Oil May Be the Key to the Reflation RallyBy and
Oil drop brings sustainability of rally into question: Morris
Brent has almost halved its gains since Trump’s election win
Throw out the tea leaves and the crystal ball. When it comes to divining the future of the reflation trade, investors should be keeping a close eye on oil.
Crude’s bounce following the OPEC production deal in November underpinned many assumptions the market has about economic growth and inflation, says Daniel Morris, a senior investment strategist with BNP Paribas Investment Partners. But after surging to an almost 18-month high in January, Brent oil has wiped out the gains made after the output reduction pact as the group’s aim to stabilize the global market is undermined by higher U.S. production.
“If you take the oil story away, then you start wondering how sustainable the reflation story is,” Morris said by phone from London. “Lingering doubt” that the Organization of Petroleum Exporting Countries’ cuts will be extended, along with rising U.S. output, is bringing oil’s outlook into question, he said.
As a key cost for both consumers and industries in economies around the world, oil plays a pivotal role when it comes to global inflation expectations. That sentiment then feeds into the outlook for bond yields and equities, Morris said. Crude rallied along with shares and other commodities after Donald Trump’s election ignited bets on fiscal spending-fueled growth.
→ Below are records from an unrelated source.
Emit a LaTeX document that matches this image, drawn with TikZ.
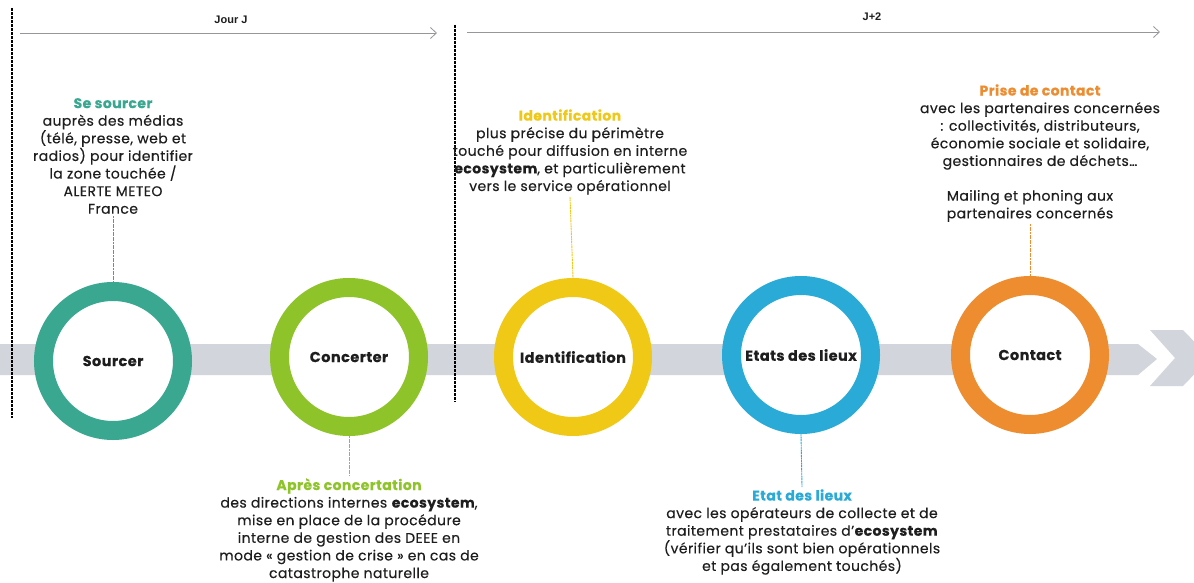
\documentclass[tikz,border=0pt]{standalone}
\usepackage{fontspec}
\setmainfont{Poppins}[FakeBold=0.25,LetterSpace=3]
\newfontfamily\arialf{Liberation Sans}
\usetikzlibrary{arrows.meta}
\definecolor{cteal}{RGB}{58,168,145}
\definecolor{cgreen}{RGB}{142,196,42}
\definecolor{cyellow}{RGB}{240,200,22}
\definecolor{cblue}{RGB}{42,170,214}
\definecolor{corange}{RGB}{238,140,48}
\definecolor{cband}{RGB}{210,213,220}
\definecolor{ctext}{RGB}{30,30,30}
\definecolor{carrow}{RGB}{150,150,155}
\tikzset{
  x=1pt,y=-1pt,
  ring/.style={circle,draw=#1,line width=19pt,fill=white,minimum size=139pt,inner sep=0pt,
     font=\fontsize{14.5}{17}\selectfont\bfseries,text=ctext},
  desc/.style={align=center,text=ctext,font=\fontsize{14}{17.6}\selectfont,inner sep=2pt},
  conn/.style={draw=#1,line width=0.9pt,densely dashed,dash pattern=on 2pt off 0.6pt},
  sep/.style={draw=black,line width=1.1pt,dash pattern=on 3pt off 1pt},
  timeline/.style={draw=carrow,line width=0.8pt,-{Straight Barb[length=6pt,width=11pt,line width=0.8pt]}},
  tlabel/.style={font=\arialf\fontsize{11}{12}\selectfont\bfseries,text=ctext,inner sep=1pt}
}
\begin{document}
\begin{tikzpicture}
\useasboundingbox (0,0) rectangle (1194,583);
\fill[white] (0,0) rectangle (1194,583);
% band
\fill[cband] (0,344) -- (1138,344) -- (1157,359) -- (1138,375) -- (0,375) -- cycle;
\fill[cband] (1150,330) -- (1183,330) -- (1210,358) -- (1183,386) -- (1150,386) -- (1175,358) -- cycle;
% separators
\coordinate (s1a) at (12,8); \coordinate (s1b) at (12,418);
\coordinate (s2a) at (455,25); \coordinate (s2b) at (455,402);
\draw[sep] (s1a) -- (s1b);
\draw[sep] (s2a) -- (s2b);
% timelines
\coordinate (t1a) at (20,33); \coordinate (t1b) at (437,33);
\coordinate (t2a) at (467,32); \coordinate (t2b) at (1160,32);
\draw[timeline] (t1a) -- (t1b);
\draw[timeline] (t2a) -- (t2b);
\node[tlabel] (jj) at (231,20) {Jour J};
\node[tlabel] (j2) at (872,17) {J+2};
% circles
\node[ring=cteal] (c1) at (113,361) {Sourcer};
\node[ring=cgreen] (c2) at (349,357) {Concerter};
\node[ring=cyellow] (c3) at (573,357) {Identification};
\node[ring=cblue] (c4) at (801,355) {Etats des lieux};
\node[ring=corange] (c5) at (1030,355) {Contact};
% texts
\node[desc] (d1) at (113,156) {{\bfseries\color{cteal}Se sourcer}\\auprès des médias\\(télé, presse, web et\\radios) pour identifier\\la zone touchée /\\ALERTE METEO\\France};
\node[desc] (d3) at (570,152) {{\bfseries\color{cyellow}Identification}\\plus précise du périmètre\\touché pour diffusion en interne\\\textbf{ecosystem}, et particulièrement\\vers le service opérationnel};
\node[desc] (d5a) at (1040,127) {{\bfseries\color{corange}Prise de contact}\\avec les partenaires concernées\\: collectivités, distributeurs,\\économie sociale et solidaire,\\gestionnaires de déchets…};
\node[desc] (d5) at (1030,206) {Mailing et phoning aux\\partenaires concernés};
\node[desc] (d2) at (349,530) {{\bfseries\color{cgreen}Après concertation}\\des directions internes \textbf{ecosystem},\\mise en place de la procédure\\interne de gestion des DEEE en\\mode « gestion de crise » en cas de\\catastrophe naturelle};
\node[desc] (d4) at (802,532) {{\bfseries\color{cblue}Etat des lieux}\\avec les opérateurs de collecte et de\\traitement prestataires d’\textbf{ecosystem}\\(vérifier qu’ils sont bien opérationnels\\et pas également touchés)};
% connectors
\draw[conn=cteal] (d1.south) -- (c1.north);
\draw[conn=cgreen] (c2.south) -- (d2.north);
\draw[conn=cyellow] (d3.south) -- (c3.north);
\draw[conn=cblue] (c4.south) -- (d4.north);
\draw[conn=corange] (d5.south) -- (c5.north);
\end{tikzpicture}
\end{document}
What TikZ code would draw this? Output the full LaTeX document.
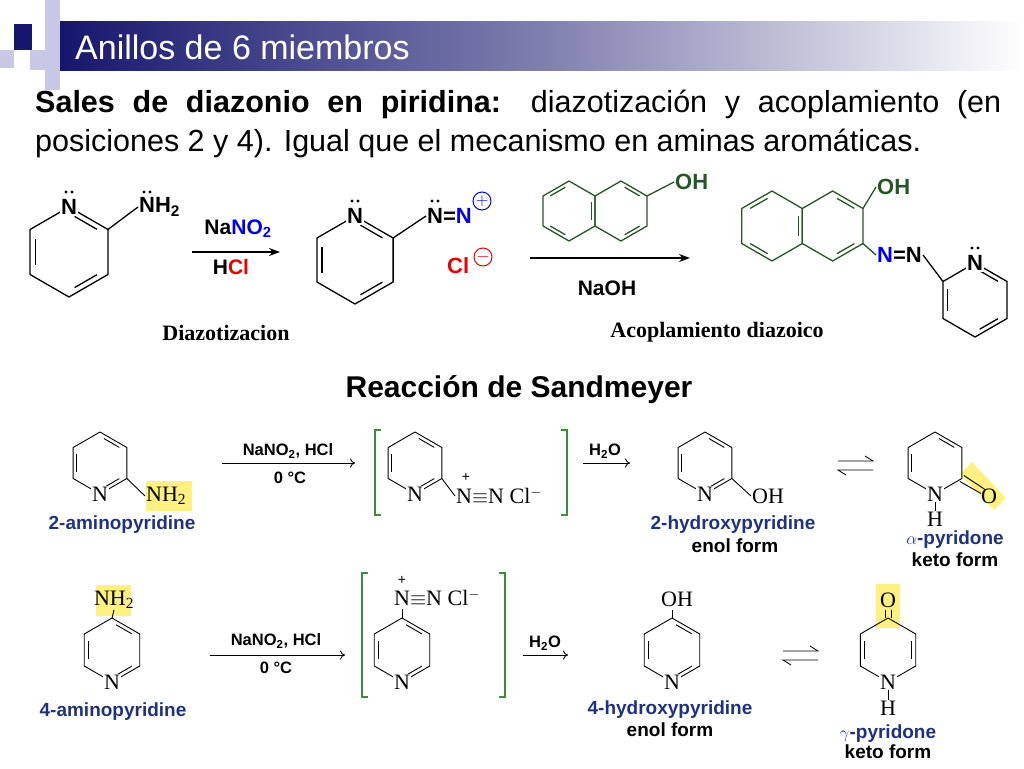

Since reaching a peak on Jan. 6, however, Brent has retreated 10 percent amid renewed anxiety over the prospects for global demand and supply.
“On one hand you had Trump and higher rates and stimulus and all that, and at the same time you’ve had the support from oil prices and so this is all part of the same narrative,” Morris said. “It’s very important what happens with oil.”
Brent added 0.4 percent to $51.83 a barrel as of 2:32 p.m. Hong Kong time, below its $55.05 average price in 2017. West Texas Intermediate crude gained 0.3 percent to $48.36 per barrel.
Crude prices and stocks have generally moved in the same direction over the past year, except for the divergence seen in the past few weeks, according to James Audiss, a senior wealth manager at Shaw and Partners Ltd. in Sydney, which oversees about A$10 billion ($7.7 billion).
“We’ve seen dagger moves in the past,” Audiss said, referring to the shape made on a chart by a swift drop in an asset that is then quickly corrected. “It’ll be interesting if we have a dagger move -- if that plays out in the next couple of weeks. That would be supportive of equities.”
BNP Paribas Investment’s Morris said he doesn’t have a “particularly bullish” outlook on commodities, which have fallen this year amid the drop in oil, a Bloomberg index of raw materials prices shows. The multi-asset solutions arm of BNP Paribas Investment is underweight equities after the 11 percent surge in U.S. stocks since Trump’s victory. There are also some medium-term opportunities in emerging market shares and local-currency denominated debt, he said.
“There’s a lot of hope that’s been built into the market that may or may not be realized,” Morris said. “There’s certainly some vulnerability there to disappointment.”